6 tricky interview questions and how to nail them like a pro
Job interviews are a tough nut to crack. There are many important things to remember like preparing an eye-catching resume, writing a cover letter, and learning about the company profile. However, that’s not all. The most important part is cracking the interview questions.
It is possible to judge if an interview has gone wrong if you come across any ‘trick’ questions, that could leave you stammering for the rest of the session. However, there are some actual ‘tricky’ questions that are so unnoticeable that you feel you’ve given a great interview, yet didn’t make the cut — the probable reason is, you didn’t answer the way it was supposed to be answered. While giving an honest answer is good, it is not always that helpful during interviews. So, here are some of those tricky questions and a complete guide on how to tackle them like an expert:
Why did you quit your last job?
Whether you’ve left your previous job after a long haul or you made a quick jump, this question is one that can take most interviewees by surprise, albeit being one of the most frequently asked questions in all interviews. It is more than psychological than anything. You’re not supposed to downright criticize your employer nor give an impression about yourself that you’re not capable of taking a challenge in the workplace.
So, how to put it across in a neutral way? I bet you need to prepare for this very well. You can be honest in case you had to resign due to a downsizing or reorganisation. If this is not the case and you need to give the reason, try criticizing something that you couldn’t control. This could be something that you can’t do anything about, such as limited growth opportunity, underutilizing of your talent, or giving a false representation of your work process during the interview.
Why are there so many gaps on your resume?
This is one question that you need to provide a well-prepared answer for. You, obviously, know about the reason for these gaps — so, just be prepared in advance for this question. However, if you were being lazy and did not go for any job, a rehearsed lie could be a lifesaver. The best possible answer you could give here is by stating what you were able to achieve during the time you were jobless — such as a certificate course that you did, a special skill that you picked up, a language that you learnt, a freelancing project that you undertook, and so on.
Tell me some things that you like and dislike about your previous employer.
Think this question is easy? Think again. Just by hearing this, you’ll be able to identify that this is a tricky question and that you’re not supposed to point out the mistakes of your previous employer ruthlessly. However, you have to prepare well for this answer. Think about some good things about your old office. As far as your dislikes are concerned, you don’t have to be completely honest, but the interviewer certainly knows that no workplace can ever be perfect. So, you can discuss some of the challenges that you faced and how you overcame those challenges. Remember, the part about how you dealt with it is more important!
Do you like to work independently or as a team?
Teamwork questions are particularly confusing, as most offices would consider working in a team to be very important. However, finding that you’re going to be alone in your designated position, if you say you like working independently, you may still not be the right candidate.
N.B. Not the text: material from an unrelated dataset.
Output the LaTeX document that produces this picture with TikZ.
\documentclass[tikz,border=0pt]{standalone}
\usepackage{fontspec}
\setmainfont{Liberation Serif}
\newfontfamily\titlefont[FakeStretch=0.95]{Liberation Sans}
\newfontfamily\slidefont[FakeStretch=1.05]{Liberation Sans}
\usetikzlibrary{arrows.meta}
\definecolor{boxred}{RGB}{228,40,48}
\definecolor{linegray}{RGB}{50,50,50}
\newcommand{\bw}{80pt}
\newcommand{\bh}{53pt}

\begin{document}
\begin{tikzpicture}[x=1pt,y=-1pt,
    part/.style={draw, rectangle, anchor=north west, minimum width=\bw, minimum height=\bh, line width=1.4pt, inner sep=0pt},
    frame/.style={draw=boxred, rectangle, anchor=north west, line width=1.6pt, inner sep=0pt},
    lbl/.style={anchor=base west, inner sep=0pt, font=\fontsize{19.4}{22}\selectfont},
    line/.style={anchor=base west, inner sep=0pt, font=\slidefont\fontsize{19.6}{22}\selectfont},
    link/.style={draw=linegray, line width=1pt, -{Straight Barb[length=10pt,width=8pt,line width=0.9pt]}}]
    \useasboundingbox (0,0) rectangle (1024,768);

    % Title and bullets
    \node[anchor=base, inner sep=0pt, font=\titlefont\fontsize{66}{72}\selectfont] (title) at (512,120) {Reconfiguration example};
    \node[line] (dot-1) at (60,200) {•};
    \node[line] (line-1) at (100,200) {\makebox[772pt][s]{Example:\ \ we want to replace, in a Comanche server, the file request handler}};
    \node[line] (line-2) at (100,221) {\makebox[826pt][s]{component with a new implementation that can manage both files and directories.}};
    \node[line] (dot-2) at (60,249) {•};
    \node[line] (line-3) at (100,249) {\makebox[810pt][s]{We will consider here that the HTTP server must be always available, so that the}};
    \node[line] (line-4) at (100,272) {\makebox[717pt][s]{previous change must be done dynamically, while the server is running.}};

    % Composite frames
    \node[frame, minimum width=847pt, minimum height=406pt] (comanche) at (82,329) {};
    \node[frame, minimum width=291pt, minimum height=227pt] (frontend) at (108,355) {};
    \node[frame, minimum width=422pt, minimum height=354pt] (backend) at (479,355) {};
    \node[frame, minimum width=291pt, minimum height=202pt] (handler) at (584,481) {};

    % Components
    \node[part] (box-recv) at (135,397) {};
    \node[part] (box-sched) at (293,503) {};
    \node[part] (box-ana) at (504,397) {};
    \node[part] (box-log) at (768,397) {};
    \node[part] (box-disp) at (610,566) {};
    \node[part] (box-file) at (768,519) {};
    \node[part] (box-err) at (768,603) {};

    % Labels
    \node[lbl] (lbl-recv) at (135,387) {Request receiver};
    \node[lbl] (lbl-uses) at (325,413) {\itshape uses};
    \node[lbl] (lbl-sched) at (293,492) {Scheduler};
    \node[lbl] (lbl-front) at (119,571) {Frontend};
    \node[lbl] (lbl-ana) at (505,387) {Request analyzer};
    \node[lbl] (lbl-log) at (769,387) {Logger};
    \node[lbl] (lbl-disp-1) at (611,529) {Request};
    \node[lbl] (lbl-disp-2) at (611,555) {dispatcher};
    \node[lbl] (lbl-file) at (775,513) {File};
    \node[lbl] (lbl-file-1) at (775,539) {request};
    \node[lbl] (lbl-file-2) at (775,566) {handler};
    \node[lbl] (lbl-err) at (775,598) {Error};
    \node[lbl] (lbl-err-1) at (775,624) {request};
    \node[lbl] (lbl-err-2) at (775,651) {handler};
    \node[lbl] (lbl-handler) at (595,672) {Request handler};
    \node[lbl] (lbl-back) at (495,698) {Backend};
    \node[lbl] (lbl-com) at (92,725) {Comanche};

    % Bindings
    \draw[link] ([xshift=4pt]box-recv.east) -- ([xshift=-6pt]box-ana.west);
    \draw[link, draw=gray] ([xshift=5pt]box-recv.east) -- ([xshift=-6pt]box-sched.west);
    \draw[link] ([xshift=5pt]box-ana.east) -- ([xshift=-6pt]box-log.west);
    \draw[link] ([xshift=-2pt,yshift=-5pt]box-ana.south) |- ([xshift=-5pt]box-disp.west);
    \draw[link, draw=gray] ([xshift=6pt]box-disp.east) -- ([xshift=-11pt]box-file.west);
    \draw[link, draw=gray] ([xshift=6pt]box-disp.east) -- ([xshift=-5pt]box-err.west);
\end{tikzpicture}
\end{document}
Even if you’re not being hired to work in a team, you will have to work with a team or head a team. So, companies are more than likely to hire an applicant that prefers teamwork.
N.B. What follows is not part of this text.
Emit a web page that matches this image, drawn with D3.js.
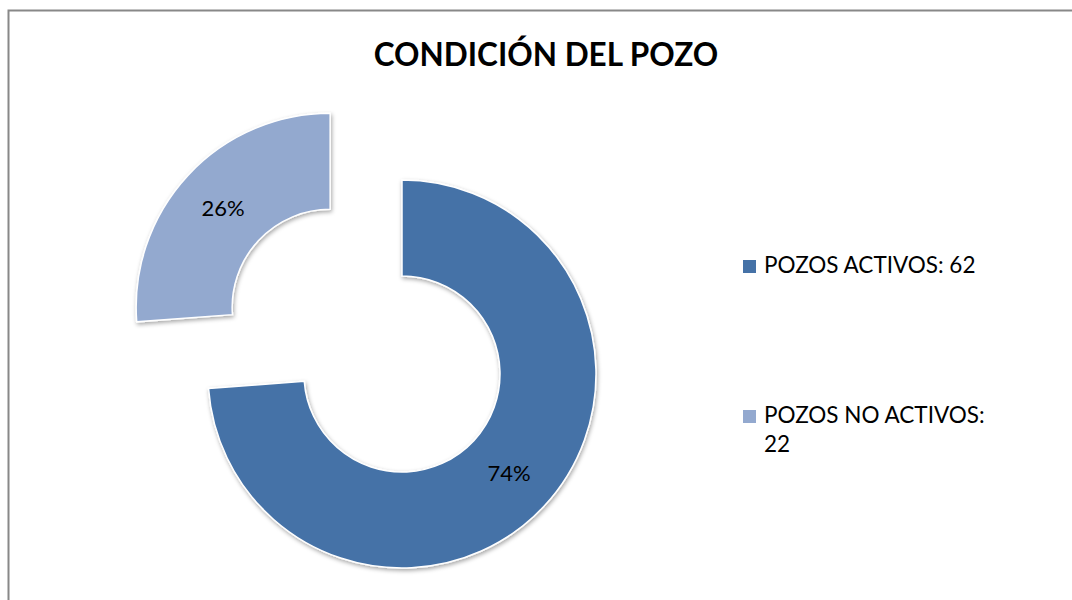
<!DOCTYPE html>
<html>
<head>
<meta charset="utf-8">
<script src="https://cdn.jsdelivr.net/npm/d3@7"></script>
<style>
  body { margin: 0; background: #fff; }
  text { font-family: Lato, "Open Sans", sans-serif; fill: #000; }
</style>
</head>
<body>
<div id="chart"></div>
<script>
// data
var categories = ['POZOS ACTIVOS', 'POZOS NO ACTIVOS'];
var counts = [62, 22];
var sliceColors = ['#4572a7', '#93a9cf'];
var chartTitle = 'CONDICIÓN DEL POZO';

var svgWidth = 1072;
var svgHeight = 600;

var svg = d3.select('#chart')
    .append('svg')
    .attr('width', svgWidth)
    .attr('height', svgHeight);

// drop shadow like the office chart
var defs = svg.append('defs');
defs.append('filter')
    .attr('id', 'shadow')
    .attr('x', '-20%').attr('y', '-20%')
    .attr('width', '140%').attr('height', '140%')
    .append('feDropShadow')
    .attr('dx', 1)
    .attr('dy', 2)
    .attr('stdDeviation', 2)
    .attr('flood-color', '#000')
    .attr('flood-opacity', 0.35);

// chart frame
svg.append('rect')
    .attr('x', 8.5)
    .attr('y', 10.5)
    .attr('width', 1080)
    .attr('height', 620)
    .attr('fill', 'none')
    .attr('stroke', '#888')
    .attr('stroke-width', 2);

// title
svg.append('text')
    .attr('x', 546)
    .attr('y', 66)
    .attr('text-anchor', 'middle')
    .style('font-size', '31.5px')
    .style('font-weight', 'bold')
    .text(chartTitle);

// donut
var cx = 402, cy = 374;
var outerR = 194, innerR = 98;
var explode = 98;

var total = d3.sum(counts);
var pie = d3.pie().sort(null).value(d => d.value);
var arc = d3.arc().innerRadius(innerR).outerRadius(outerR);
var labelArc = d3.arc().innerRadius((innerR + outerR) / 2).outerRadius((innerR + outerR) / 2);

var pieData = pie(categories.map(function(c, i) {
    return { name: c, value: counts[i], color: sliceColors[i] };
}));

function offset(d) {
    if (d.index === 0) return [0, 0];
    var a = (d.startAngle + d.endAngle) / 2;
    return [Math.sin(a) * explode, -Math.cos(a) * explode];
}

var donut = svg.append('g')
    .attr('transform', `translate(${cx}, ${cy})`);

var slices = donut.selectAll('g.slice')
    .data(pieData)
    .enter()
    .append('g')
    .attr('class', 'slice')
    .attr('transform', d => `translate(${offset(d)[0]}, ${offset(d)[1]})`);

slices.append('path')
    .attr('d', arc)
    .attr('fill', d => d.data.color)
    .attr('stroke', '#fff')
    .attr('stroke-width', 1.5)
    .attr('filter', 'url(#shadow)');

slices.append('text')
    .attr('transform', d => `translate(${labelArc.centroid(d)})`)
    .attr('text-anchor', 'middle')
    .attr('dy', '0.35em')
    .style('font-size', '22px')
    .text(d => Math.round(d.data.value / total * 100) + '%');

// legend
var legend = svg.append('g')
    .attr('transform', 'translate(743, 260)');

var items = legend.selectAll('g')
    .data(pieData)
    .enter()
    .append('g')
    .attr('transform', (d, i) => `translate(0, ${i * 150})`);

items.append('rect')
    .attr('width', 13)
    .attr('height', 13)
    .attr('fill', d => d.data.color);

items.append('text')
    .attr('x', 21)
    .attr('y', 13)
    .style('font-size', '22.5px')
    .text(d => `${d.data.name}: ${d.data.value}`)
    .each(function() { wrap(d3.select(this), 232); });

// break long legend text over lines
function wrap(t, maxW) {
    var words = t.text().split(' ');
    var x = t.attr('x');
    t.text(null);
    var line = [];
    var tspan = t.append('tspan').attr('x', x);
    words.forEach(function(w) {
        line.push(w);
        tspan.text(line.join(' '));
        if (tspan.node().getComputedTextLength() > maxW && line.length > 1) {
            line.pop();
            tspan.text(line.join(' '));
            line = [w];
            tspan = t.append('tspan').attr('x', x).attr('dy', 29).text(w);
        }
    });
}
</script>
</body>
</html>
If such a question is asked, use words, such as ‘we’ and ‘us’ that give a hint to how much you love working in a team. For example, when you have to highlight something that your team has done in your old job, mention, “we have been able to achieve...”, or “we have implemented…” This gives a strong suggestion that you are happy with your team and that you were a part of your team’s effort in delivering an output that benefitted your organisation.
Where do you see yourself five years from now?
Unlike most tricky questions, this one question is not there to test your mental aptitude. It is actually to see whether it is worth taking the time and painstaking effort in hiring and training you for the new position. Though you should never lie about anything during an interview, you shouldn’t be naive enough to blurt out that you’re going to start your own business in five years or moving to a different field altogether. For instance, if you’re applying for an IT job and seeing yourself as a travel writer down the line, your interviewer, most probably, wouldn’t be considering you for the position, as it requires immense effort, pain, as well as expense to train an employee only to see that you’re going to change career paths in just five years.
Instead, try keeping your answers more generic, expressing your enthusiasm in joining that company and stating about some of your long-term plans in that organisation.
Do you have any questions for us?
While this sounds more like a winding up ritual than a question in itself, this is something that tests your interpersonal communication skills. An interview is not just about answering questions, but also asking questions about the role you’re undertaking or the company. Even if you don’t have a genuine question to ask, you should at least keep some questions handy to ask your interviewer. Some of them could be,
“How long have you been working here?”
“How do you enjoy working here,”
“If I join, what would be my first week in this office be like?”
“How is your vision about a successful employee, and if I’m hired, what can I do to make myself a successful employee here?”
Handling such questions need a good amount of anticipation and preparation, so that you can prevent those long awkward silences and the ‘ums’ and ‘ahs’. If you’re able to pull those off correctly, there’s nothing more to worry about.